LEGO MOC Scale Checker
How much deviation from the reference scale is acceptable before a dimension is flagged.
Target scale (optional)
Leave blank to auto-detect scale from your dimensions. Fill in to check your model against a specific target scale.
Real-world subject
Your LEGO model
Fill in at least one pair of matching dimensions and press Check scale
What is the LEGO MOC Scale Checker?
Instructions
What is the LEGO MOC Scale Checker?
The LEGO MOC Scale Checker is a free in-browser tool that calculates the scale of your LEGO model by comparing your model's dimensions to the real-world subject it represents. It checks each axis (length, width, and height) for proportional accuracy and tells you exactly how far off each dimension is and what the ideal size should be.

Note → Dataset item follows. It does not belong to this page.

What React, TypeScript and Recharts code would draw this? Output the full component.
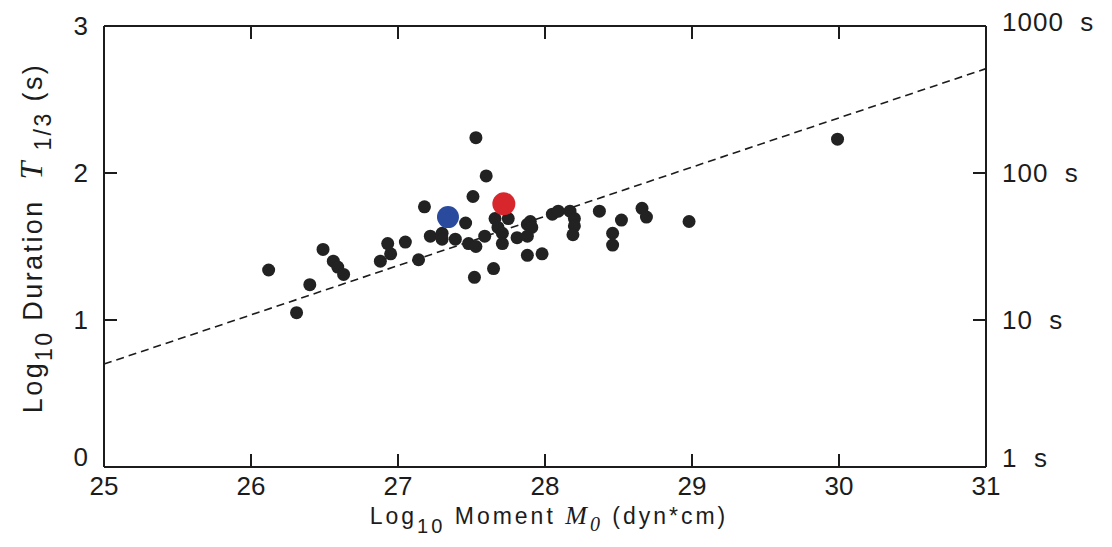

What units can I enter my model dimensions in?
Your model dimensions can be entered in studs, plates, bricks, centimeters, or inches (per axis independently). So you can enter your length in studs and your height in plates, for example, without any conversion needed.
What is the tolerance setting?
Tolerance is how much deviation from the reference scale is acceptable before a dimension is flagged.
- Strict (5%) is for builders who want maximum accuracy.
- Standard (10%) is suitable for most display models.
- Relaxed (15%) or Loose (25%) work well for microscale builds where the brick system inherently limits precision.
What is the difference between auto-detected scale and target scale?
If you leave the target scale blank, the tool averages the scale across all your provided dimensions and uses that as the reference. If you enter a target scale (say 1:1000) the tool checks every axis against that specific scale, telling you what needs to change to hit your intended scale precisely.
Why does the tool show a different scale for each axis?
Unless your model is perfectly proportioned, each axis will have a slightly different calculated scale. A ship that is correctly scaled on length but too narrow on beam will show 1:1000 for length and 1:1800 for width, for example.
This per-axis breakdown is exactly the point of this tool as it tells you which dimensions need correcting and by how much.
What does "too large" or "too small" mean in the results?
Exactly what they mean actually.
These refer to the model dimension relative to the reference scale. "Too large" means that axis is built at a larger scale than the reference, the model part is proportionally oversized.
"Too small" means that axis is built at a smaller scale, the model part is proportionally undersized. Both include the percentage deviation so you know how significant the error is.
What is the ideal size in the results?
The ideal size shows what your model's dimension should be at the reference scale (in both studs and centimeters or inches for imperial input). This gives you a concrete target: how many studs to add or remove to bring that dimension into proportion.
Can I use this tool for any type of LEGO model?
Yes! Ships, submarines, aircraft, vehicles, buildings, trains, spacecraft, or anything with real-world reference dimensions.
The tool is subject-agnostic. Enter any real-world measurements and any model measurements and it works the same way regardless of subject.
Data & Privacy
Is this tool free and does it store my data?
Completely free, no account required, and no data is stored or transmitted anywhere.
All calculations happen entirely in your browser, after all, it's just math.